With these years comes the opportunity cost of earning a salary and gaining work experience. In some fields, work experience is more valuable than an advanced education. In other fields, the opposite is true.
Do your research on how important a graduate degree is in your field, and make a wise investment with your time.
Graduate school is certainly not easy. It’s more time-consuming and typically much more stressful than undergraduate school.
You may also have to write a dissertation or thesis and complete comprehensive exams. In many programs, you’ll encounter exams that you must pass in order to continue with the program.
The amount of reading, writing, and studying in graduate school far exceeds what you experienced in college. Think carefully about whether this is a commitment you’re willing to make.
No Guarantee of Higher Salary or Better Opportunities
Finally, attending graduate school does not guarantee a higher salary or better opportunities. As mentioned above, work experience can be more valuable than a master’s degree in some fields.

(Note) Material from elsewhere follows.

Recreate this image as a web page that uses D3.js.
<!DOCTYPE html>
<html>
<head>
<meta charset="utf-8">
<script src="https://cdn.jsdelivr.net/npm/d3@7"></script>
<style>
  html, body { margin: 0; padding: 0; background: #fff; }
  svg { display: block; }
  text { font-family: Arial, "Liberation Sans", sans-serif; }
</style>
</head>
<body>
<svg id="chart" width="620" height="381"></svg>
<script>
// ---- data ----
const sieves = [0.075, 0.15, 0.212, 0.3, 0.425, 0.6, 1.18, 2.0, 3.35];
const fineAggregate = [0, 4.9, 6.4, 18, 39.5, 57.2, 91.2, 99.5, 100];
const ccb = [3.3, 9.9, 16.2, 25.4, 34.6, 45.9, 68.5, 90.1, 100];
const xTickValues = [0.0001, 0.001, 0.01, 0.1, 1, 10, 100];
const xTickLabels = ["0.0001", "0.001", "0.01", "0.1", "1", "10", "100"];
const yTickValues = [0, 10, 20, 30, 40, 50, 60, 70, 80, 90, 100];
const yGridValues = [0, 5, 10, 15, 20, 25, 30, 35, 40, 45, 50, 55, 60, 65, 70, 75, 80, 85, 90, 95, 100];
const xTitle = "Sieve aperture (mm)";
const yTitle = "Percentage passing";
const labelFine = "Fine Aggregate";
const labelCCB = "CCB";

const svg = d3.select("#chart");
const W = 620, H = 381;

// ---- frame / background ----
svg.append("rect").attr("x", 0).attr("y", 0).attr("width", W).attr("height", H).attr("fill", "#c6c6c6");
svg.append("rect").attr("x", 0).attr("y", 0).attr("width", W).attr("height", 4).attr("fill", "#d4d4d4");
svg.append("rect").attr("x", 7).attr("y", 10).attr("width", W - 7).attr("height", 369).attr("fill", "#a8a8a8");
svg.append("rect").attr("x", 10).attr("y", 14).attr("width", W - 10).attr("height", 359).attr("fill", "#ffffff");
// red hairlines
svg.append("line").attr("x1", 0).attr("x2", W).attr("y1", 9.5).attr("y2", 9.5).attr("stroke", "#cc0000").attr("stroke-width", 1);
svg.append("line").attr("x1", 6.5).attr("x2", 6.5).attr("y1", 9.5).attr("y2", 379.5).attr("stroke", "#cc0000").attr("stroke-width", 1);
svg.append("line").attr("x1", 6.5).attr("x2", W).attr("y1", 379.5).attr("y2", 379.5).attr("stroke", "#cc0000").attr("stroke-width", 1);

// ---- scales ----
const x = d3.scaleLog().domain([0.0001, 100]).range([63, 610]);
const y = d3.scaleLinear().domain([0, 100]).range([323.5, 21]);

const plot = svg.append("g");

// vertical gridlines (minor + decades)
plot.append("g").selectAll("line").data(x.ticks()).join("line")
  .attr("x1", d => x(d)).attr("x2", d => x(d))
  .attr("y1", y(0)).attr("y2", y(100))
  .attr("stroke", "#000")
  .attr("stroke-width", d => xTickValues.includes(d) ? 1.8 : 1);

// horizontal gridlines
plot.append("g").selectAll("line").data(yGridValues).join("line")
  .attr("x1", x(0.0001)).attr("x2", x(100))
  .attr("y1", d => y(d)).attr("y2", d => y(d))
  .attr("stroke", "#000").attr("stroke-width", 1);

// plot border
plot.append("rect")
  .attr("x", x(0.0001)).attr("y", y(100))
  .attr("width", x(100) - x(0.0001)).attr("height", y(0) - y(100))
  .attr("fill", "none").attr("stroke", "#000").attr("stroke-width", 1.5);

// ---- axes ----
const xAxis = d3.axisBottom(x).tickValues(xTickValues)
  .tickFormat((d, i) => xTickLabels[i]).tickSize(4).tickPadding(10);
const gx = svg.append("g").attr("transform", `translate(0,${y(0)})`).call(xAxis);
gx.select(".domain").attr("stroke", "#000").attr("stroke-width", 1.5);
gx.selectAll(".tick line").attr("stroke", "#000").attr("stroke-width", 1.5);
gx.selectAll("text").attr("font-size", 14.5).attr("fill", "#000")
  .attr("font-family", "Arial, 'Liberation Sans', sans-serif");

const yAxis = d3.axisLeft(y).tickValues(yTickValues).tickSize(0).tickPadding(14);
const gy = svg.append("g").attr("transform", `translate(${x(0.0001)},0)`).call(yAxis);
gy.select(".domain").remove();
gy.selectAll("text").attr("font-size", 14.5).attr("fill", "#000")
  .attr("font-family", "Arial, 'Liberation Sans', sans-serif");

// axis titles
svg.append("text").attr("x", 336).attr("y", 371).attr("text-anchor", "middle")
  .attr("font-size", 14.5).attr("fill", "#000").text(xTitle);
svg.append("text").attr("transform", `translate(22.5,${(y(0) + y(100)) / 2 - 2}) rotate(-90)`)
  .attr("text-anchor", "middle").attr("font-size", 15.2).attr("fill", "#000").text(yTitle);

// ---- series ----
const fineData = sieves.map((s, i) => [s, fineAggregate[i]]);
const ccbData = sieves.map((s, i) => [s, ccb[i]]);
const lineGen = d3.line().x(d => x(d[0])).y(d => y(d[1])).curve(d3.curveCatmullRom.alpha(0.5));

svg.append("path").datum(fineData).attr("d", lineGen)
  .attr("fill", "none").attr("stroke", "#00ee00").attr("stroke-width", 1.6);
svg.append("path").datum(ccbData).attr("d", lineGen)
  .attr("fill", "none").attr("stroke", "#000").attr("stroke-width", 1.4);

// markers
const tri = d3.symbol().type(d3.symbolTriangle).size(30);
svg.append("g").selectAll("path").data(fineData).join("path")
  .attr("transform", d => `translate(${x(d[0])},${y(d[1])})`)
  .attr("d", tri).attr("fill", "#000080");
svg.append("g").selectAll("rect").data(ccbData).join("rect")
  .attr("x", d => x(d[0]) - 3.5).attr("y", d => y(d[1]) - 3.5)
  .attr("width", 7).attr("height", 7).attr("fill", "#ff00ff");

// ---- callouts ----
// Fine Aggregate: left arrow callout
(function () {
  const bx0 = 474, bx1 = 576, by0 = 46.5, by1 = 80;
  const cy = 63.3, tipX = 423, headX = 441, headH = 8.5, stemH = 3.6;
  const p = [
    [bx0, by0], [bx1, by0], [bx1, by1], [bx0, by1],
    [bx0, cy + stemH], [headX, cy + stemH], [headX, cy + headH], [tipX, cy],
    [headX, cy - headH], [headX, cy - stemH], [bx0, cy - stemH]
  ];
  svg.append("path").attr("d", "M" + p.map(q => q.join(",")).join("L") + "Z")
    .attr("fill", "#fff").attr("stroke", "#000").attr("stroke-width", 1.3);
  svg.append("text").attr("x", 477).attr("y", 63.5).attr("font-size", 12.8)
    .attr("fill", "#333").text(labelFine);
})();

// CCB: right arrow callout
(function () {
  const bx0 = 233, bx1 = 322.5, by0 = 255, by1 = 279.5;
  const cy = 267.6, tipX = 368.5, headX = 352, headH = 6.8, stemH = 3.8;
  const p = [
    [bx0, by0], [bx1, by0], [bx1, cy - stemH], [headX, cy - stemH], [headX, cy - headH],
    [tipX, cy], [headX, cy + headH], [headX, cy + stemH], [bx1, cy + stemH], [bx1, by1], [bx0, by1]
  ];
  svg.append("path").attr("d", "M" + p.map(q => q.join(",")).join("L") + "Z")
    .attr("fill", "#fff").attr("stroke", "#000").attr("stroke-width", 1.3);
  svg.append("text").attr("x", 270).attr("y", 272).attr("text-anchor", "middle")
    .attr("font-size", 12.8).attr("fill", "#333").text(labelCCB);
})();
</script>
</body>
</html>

Additionally, a master’s degree will probably earn you a higher salary than a bachelor’s degree. However, while you’re in school for several years, your working peers will be climbing the career ladder. By the time you complete grad school, they may be earning a salary that’s about the same as yours, and you’ll still have grad school debt to pay.

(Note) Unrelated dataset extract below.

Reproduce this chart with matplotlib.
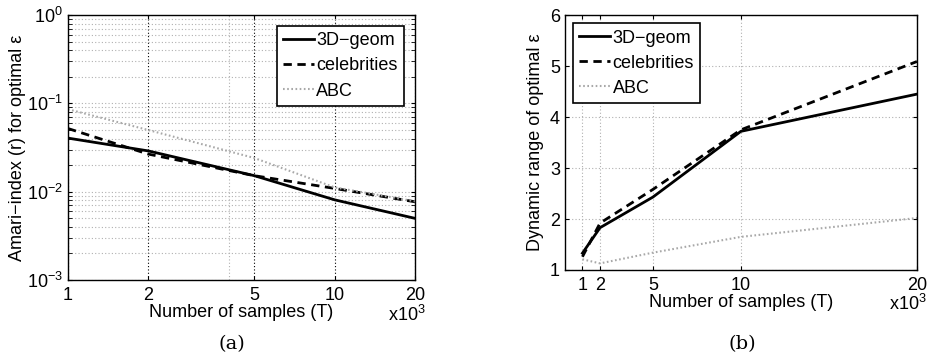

Of course, if you can work while you’re in graduate school, that will help mitigate some of this gap, but that’s not always a possibility, and even when it is, it can make for high-stress lifestyle. That said, many adults go this route, and that may be an option for you as well.
Again, it all depends on the career field you’re planning to enter. Look into the opportunities and salary you’re likely to have with a bachelor’s vs. master’s. If you have friends in the field, talk to them about whether graduate school is a wise investment.
Final Thoughts: Pros and Cons of Going to Grad School
If the career you’d like to pursue requires a graduate degree, your decision is already made. Grad school it is!
If an advanced degree isn’t required in your field, do some research to determine whether it’s worth it.
- How much will your grad school program cost? How much total debt will you have?
- After graduation, how much money will you likely earn?
- Are there career opportunities you’ll have with a graduate degree that you wouldn’t have with a master’s degree?
- Do employers in your field consider advanced education or work experience more valuable?
Before investing your time and money in graduate school, you should be confident in your decision. Do your research, talk to friends or acquaintances in the field, and think about what you really want to do.
Unless your choice of career dictates your decision, there’s no right or wrong answer.